### Dataset section
***
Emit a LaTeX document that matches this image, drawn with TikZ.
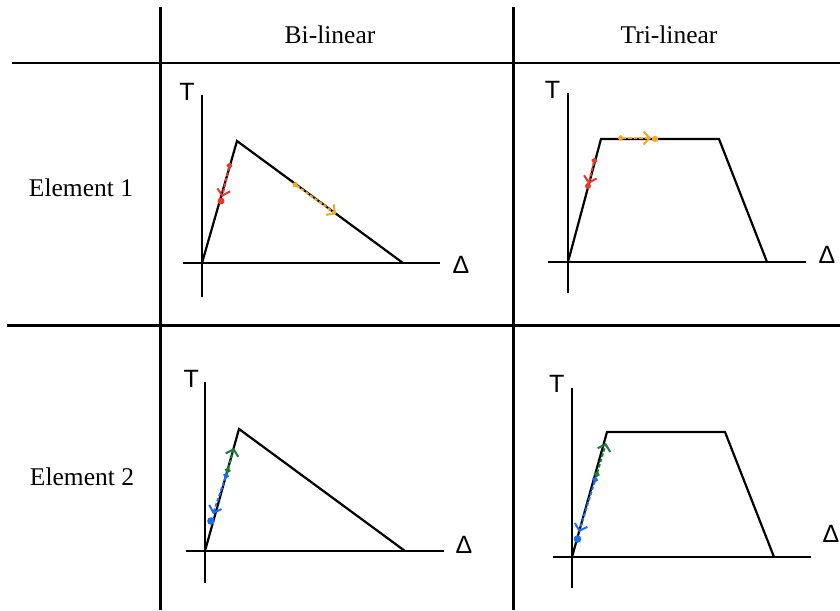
\documentclass[tikz,border=0pt]{standalone}
\usepackage{fontspec}
\setmainfont{Liberation Serif}
\newfontfamily\axisfont{Liberation Sans}
\usetikzlibrary{arrows.meta}
\definecolor{softred}{HTML}{E8392E}
\definecolor{amber}{HTML}{F5A623}
\definecolor{pine}{HTML}{1E7B3C}
\definecolor{azure}{HTML}{1A6FF0}

\begin{document}
\begin{tikzpicture}[x=1pt,y=-1pt,
  rule/.style={line width=2.2pt,black},
  law/.style={line width=2.2pt,black},
  head/.style={font=\fontsize{25.5}{30}\selectfont,anchor=base,inner sep=0pt},
  lbl/.style={font=\axisfont\fontsize{25}{30}\selectfont,anchor=base,inner sep=0pt},
  mv/.style={dash pattern=on 3.5pt off 2pt,line width=2pt,
             {Circle[length=5.5pt]}-{Straight Barb[length=6pt,width=13pt,line width=2pt]}}]
  \useasboundingbox (0,0) rectangle (840,610);
  % table
  \coordinate (vtop1) at (160.5,7); \coordinate (vbot1) at (160.5,610);
  \coordinate (vtop2) at (513.5,7); \coordinate (vbot2) at (513.5,610);
  \coordinate (hl1) at (12,63);   \coordinate (hr1) at (840,63);
  \coordinate (hl2) at (7,325.5); \coordinate (hr2) at (840,325.5);
  \draw[rule] (vtop1) -- (vbot1); \draw[rule] (vtop2) -- (vbot2);
  \draw[rule] (hl1) -- (hr1); \draw[rule] (hl2) -- (hr2);
  \node[head] (bi) at (330,43.3) {Bi-linear};
  \node[head] (tri) at (669,43.3) {Tri-linear};
  \node[head] (el1) at (81,196.7) {Element 1};
  \node[head] (el2) at (82,485.5) {Element 2};

  % element 1, bi-linear
  \node[lbl] (t1) at (187,100) {T};
  \node[lbl] (d1) at (461,273) {Δ};
  \draw[law] (202,95) -- (202,297); \draw[law] (183,263) -- (440,263);
  \coordinate (o1) at (202,263); \coordinate (p1) at (237,141); \coordinate (e1) at (403,263);
  \draw[law] (o1) -- (p1) -- (e1);
  \coordinate (r1a) at (230,163); \coordinate (r1b) at (222,197);
  \coordinate (a1a) at (293,183); \coordinate (a1b) at (336,214);
  \draw[mv,softred] (r1a) -- (r1b); \fill[softred] (221,201) circle (3.5pt);
  \draw[mv,amber] (a1a) -- (a1b);

  % element 1, tri-linear
  \node[lbl] (t2) at (552.5,98.3) {T};
  \node[lbl] (d2) at (827,263.3) {Δ};
  \draw[law] (568,93) -- (568,293); \draw[law] (548,262) -- (806,262);
  \coordinate (o2) at (568,262); \coordinate (p2) at (601,139);
  \coordinate (q2) at (719,139); \coordinate (e2) at (767,262);
  \draw[law] (o2) -- (p2) -- (q2) -- (e2);
  \coordinate (r2a) at (595,158); \coordinate (r2b) at (588.5,184);
  \coordinate (a2a) at (618,138); \coordinate (a2b) at (651,138);
  \draw[mv,softred] (r2a) -- (r2b); \fill[softred] (588,186) circle (3pt);
  \draw[mv,amber] (a2a) -- (a2b); \fill[amber] (655,139) circle (3.2pt);

  % element 2, bi-linear
  \node[lbl] (t3) at (191.3,387.3) {T};
  \node[lbl] (d3) at (464,553) {Δ};
  \draw[law] (205,382) -- (205,583); \draw[law] (186,551) -- (444,551);
  \coordinate (o3) at (205,551); \coordinate (p3) at (239,429); \coordinate (e3) at (405,551);
  \draw[law] (o3) -- (p3) -- (e3);
  \coordinate (g3a) at (227,473); \coordinate (g3b) at (234,448);
  \coordinate (b3b) at (213,514);
  \draw[mv,pine] (g3a) -- (g3b);
  \draw[mv,azure] (g3a) -- (b3b); \fill[azure] (211,521) circle (3.8pt);

  % element 2, tri-linear
  \node[lbl] (t4) at (556.7,392.7) {T};
  \node[lbl] (d4) at (831,542.7) {Δ};
  \draw[law] (572,388) -- (572,588); \draw[law] (553,557) -- (811,557);
  \coordinate (o4) at (572,557); \coordinate (p4) at (607,432);
  \coordinate (q4) at (725,432); \coordinate (e4) at (774,557);
  \draw[law] (o4) -- (p4) -- (q4) -- (e4);
  \coordinate (g4a) at (596,477); \coordinate (g4b) at (606,443);
  \coordinate (b4b) at (579,532);
  \draw[mv,pine] (g4a) -- (g4b);
  \draw[mv,azure] (g4a) -- (b4b); \fill[azure] (577.5,539) circle (3.8pt);
\end{tikzpicture}
\end{document}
***
### What to work on
Each line from the top of the material through the line containing "(a1a) -- (a1b);" should be reproduced exactly; please drop any images.

### Complete output
Emit a LaTeX document that matches this image, drawn with TikZ.
\documentclass[tikz,border=0pt]{standalone}
\usepackage{fontspec}
\setmainfont{Liberation Serif}
\newfontfamily\axisfont{Liberation Sans}
\usetikzlibrary{arrows.meta}
\definecolor{softred}{HTML}{E8392E}
\definecolor{amber}{HTML}{F5A623}
\definecolor{pine}{HTML}{1E7B3C}
\definecolor{azure}{HTML}{1A6FF0}

\begin{document}
\begin{tikzpicture}[x=1pt,y=-1pt,
  rule/.style={line width=2.2pt,black},
  law/.style={line width=2.2pt,black},
  head/.style={font=\fontsize{25.5}{30}\selectfont,anchor=base,inner sep=0pt},
  lbl/.style={font=\axisfont\fontsize{25}{30}\selectfont,anchor=base,inner sep=0pt},
  mv/.style={dash pattern=on 3.5pt off 2pt,line width=2pt,
             {Circle[length=5.5pt]}-{Straight Barb[length=6pt,width=13pt,line width=2pt]}}]
  \useasboundingbox (0,0) rectangle (840,610);
  % table
  \coordinate (vtop1) at (160.5,7); \coordinate (vbot1) at (160.5,610);
  \coordinate (vtop2) at (513.5,7); \coordinate (vbot2) at (513.5,610);
  \coordinate (hl1) at (12,63);   \coordinate (hr1) at (840,63);
  \coordinate (hl2) at (7,325.5); \coordinate (hr2) at (840,325.5);
  \draw[rule] (vtop1) -- (vbot1); \draw[rule] (vtop2) -- (vbot2);
  \draw[rule] (hl1) -- (hr1); \draw[rule] (hl2) -- (hr2);
  \node[head] (bi) at (330,43.3) {Bi-linear};
  \node[head] (tri) at (669,43.3) {Tri-linear};
  \node[head] (el1) at (81,196.7) {Element 1};
  \node[head] (el2) at (82,485.5) {Element 2};

  % element 1, bi-linear
  \node[lbl] (t1) at (187,100) {T};
  \node[lbl] (d1) at (461,273) {Δ};
  \draw[law] (202,95) -- (202,297); \draw[law] (183,263) -- (440,263);
  \coordinate (o1) at (202,263); \coordinate (p1) at (237,141); \coordinate (e1) at (403,263);
  \draw[law] (o1) -- (p1) -- (e1);
  \coordinate (r1a) at (230,163); \coordinate (r1b) at (222,197);
  \coordinate (a1a) at (293,183); \coordinate (a1b) at (336,214);
  \draw[mv,softred] (r1a) -- (r1b); \fill[softred] (221,201) circle (3.5pt);
  \draw[mv,amber] (a1a) -- (a1b);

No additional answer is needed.